Sunday, October 09, 2005

The Holy Catholic and Apostolic Church

So I went to church today. Not just any church, but the local church of my cultural branch of Christianity. I was baptized into this Church (with a capital "C," meaning the whole organization-- not this particular building and congregation), but since we didn't have one in my hometown, I probably have been to 10 services in my entire life. Maybe 15, but I think that's being generous. Basically, my parents would take my sister and me whenever the priest came to visit our town, and then, I've been 4 times after that. So, maybe 15 isn't so far off.

Usually, when I go to one of these churches for service, people turn around and stare at me, but refuse to talk to me. These churches don't get a lot of new people. They really don't. They are not out there recruiting. They are not even speaking English during most of the service. Hell, any of the service! If you're lucky, the priest will repeat his community announcements in English. You are only going to go there if you're in the ethnic group. Even if you're a member of a related church that isn't represented in town, you would probably go to another branch of the related churches, because there are at least two related branches that are way bigger than we are. This is what my aunt and uncle do in my hometown, since we don't have a church there. They go to a bigger, more established church that is in the same vein.
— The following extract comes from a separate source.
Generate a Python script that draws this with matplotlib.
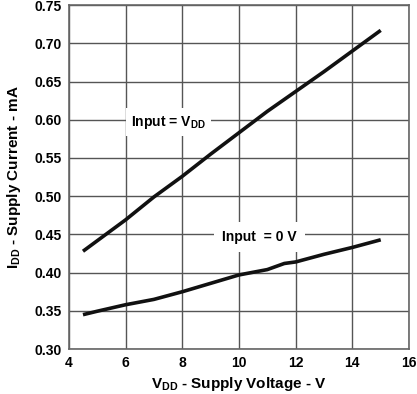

This church was better. The lady who runs the church office (and directs the choir) was delighted to meet me, and wants to hook me up with whatever she can. I think I've even been roped into singing in the choir next week, even though I am totally unfamiliar with the service, and I don't speak the language.

So I'm going to go next week. I am somewhat ambivalent about it, though. Going to ethnic church means giving up a lot of the spiritual education and growth that I would get at a more traditional church. It's not like there's going to be a lot of intellectual curiosity there- they've done things the same way for over 1700 years. On the other hand, my cultural heritage and the church are inextricably intertwined, and there is something really, really powerful about knowing that my dead grandmother sat and listened to the same service, word for word.